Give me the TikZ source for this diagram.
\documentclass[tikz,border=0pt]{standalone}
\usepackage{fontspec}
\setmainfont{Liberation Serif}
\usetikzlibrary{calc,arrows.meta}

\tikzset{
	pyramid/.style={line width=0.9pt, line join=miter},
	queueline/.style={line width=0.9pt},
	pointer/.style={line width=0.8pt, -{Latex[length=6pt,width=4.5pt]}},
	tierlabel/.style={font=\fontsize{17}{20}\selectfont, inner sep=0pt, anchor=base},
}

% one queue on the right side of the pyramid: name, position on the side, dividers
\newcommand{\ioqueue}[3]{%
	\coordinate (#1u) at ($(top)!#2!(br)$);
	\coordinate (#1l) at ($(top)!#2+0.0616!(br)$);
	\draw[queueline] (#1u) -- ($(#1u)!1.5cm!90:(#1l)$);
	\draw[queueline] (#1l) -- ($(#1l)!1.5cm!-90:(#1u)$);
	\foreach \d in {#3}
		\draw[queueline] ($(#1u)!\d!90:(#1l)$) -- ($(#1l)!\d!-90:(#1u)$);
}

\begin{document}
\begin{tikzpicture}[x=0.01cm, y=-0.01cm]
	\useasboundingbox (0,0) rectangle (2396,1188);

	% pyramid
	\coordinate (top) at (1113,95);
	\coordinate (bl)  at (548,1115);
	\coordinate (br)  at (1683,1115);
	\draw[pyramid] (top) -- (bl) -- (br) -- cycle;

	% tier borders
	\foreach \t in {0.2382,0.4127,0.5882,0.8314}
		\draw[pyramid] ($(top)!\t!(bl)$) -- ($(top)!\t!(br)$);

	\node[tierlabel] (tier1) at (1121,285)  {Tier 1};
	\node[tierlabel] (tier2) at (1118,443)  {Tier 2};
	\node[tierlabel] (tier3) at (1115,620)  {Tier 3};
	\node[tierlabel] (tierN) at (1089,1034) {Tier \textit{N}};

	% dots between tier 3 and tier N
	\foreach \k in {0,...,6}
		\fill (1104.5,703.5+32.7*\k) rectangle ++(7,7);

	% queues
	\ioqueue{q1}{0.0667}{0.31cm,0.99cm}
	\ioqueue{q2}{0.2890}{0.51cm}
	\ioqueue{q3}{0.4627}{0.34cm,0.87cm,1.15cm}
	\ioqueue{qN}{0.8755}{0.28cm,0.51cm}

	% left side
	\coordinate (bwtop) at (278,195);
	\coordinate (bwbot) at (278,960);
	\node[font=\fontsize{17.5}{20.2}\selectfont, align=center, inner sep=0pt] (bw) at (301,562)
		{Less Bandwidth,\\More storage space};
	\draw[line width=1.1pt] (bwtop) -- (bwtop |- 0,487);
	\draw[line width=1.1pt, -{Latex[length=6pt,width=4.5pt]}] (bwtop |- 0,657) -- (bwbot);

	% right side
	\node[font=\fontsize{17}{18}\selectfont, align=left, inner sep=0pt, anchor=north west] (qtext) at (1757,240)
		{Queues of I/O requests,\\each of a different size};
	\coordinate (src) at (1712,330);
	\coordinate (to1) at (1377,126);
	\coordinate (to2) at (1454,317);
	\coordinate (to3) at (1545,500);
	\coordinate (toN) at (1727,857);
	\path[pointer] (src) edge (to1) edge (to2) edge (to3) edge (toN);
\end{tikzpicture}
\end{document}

## Work instructions
Give the lines again, exactly as they stand, from the beginning of the data through the line with "(1104.5,703.5+32.7*\k) rectangle ++(7,7);".

## Solution to the problem
Give me the TikZ source for this diagram.
\documentclass[tikz,border=0pt]{standalone}
\usepackage{fontspec}
\setmainfont{Liberation Serif}
\usetikzlibrary{calc,arrows.meta}

\tikzset{
	pyramid/.style={line width=0.9pt, line join=miter},
	queueline/.style={line width=0.9pt},
	pointer/.style={line width=0.8pt, -{Latex[length=6pt,width=4.5pt]}},
	tierlabel/.style={font=\fontsize{17}{20}\selectfont, inner sep=0pt, anchor=base},
}

% one queue on the right side of the pyramid: name, position on the side, dividers
\newcommand{\ioqueue}[3]{%
	\coordinate (#1u) at ($(top)!#2!(br)$);
	\coordinate (#1l) at ($(top)!#2+0.0616!(br)$);
	\draw[queueline] (#1u) -- ($(#1u)!1.5cm!90:(#1l)$);
	\draw[queueline] (#1l) -- ($(#1l)!1.5cm!-90:(#1u)$);
	\foreach \d in {#3}
		\draw[queueline] ($(#1u)!\d!90:(#1l)$) -- ($(#1l)!\d!-90:(#1u)$);
}

\begin{document}
\begin{tikzpicture}[x=0.01cm, y=-0.01cm]
	\useasboundingbox (0,0) rectangle (2396,1188);

	% pyramid
	\coordinate (top) at (1113,95);
	\coordinate (bl)  at (548,1115);
	\coordinate (br)  at (1683,1115);
	\draw[pyramid] (top) -- (bl) -- (br) -- cycle;

	% tier borders
	\foreach \t in {0.2382,0.4127,0.5882,0.8314}
		\draw[pyramid] ($(top)!\t!(bl)$) -- ($(top)!\t!(br)$);

	\node[tierlabel] (tier1) at (1121,285)  {Tier 1};
	\node[tierlabel] (tier2) at (1118,443)  {Tier 2};
	\node[tierlabel] (tier3) at (1115,620)  {Tier 3};
	\node[tierlabel] (tierN) at (1089,1034) {Tier \textit{N}};

	% dots between tier 3 and tier N
	\foreach \k in {0,...,6}
		\fill (1104.5,703.5+32.7*\k) rectangle ++(7,7);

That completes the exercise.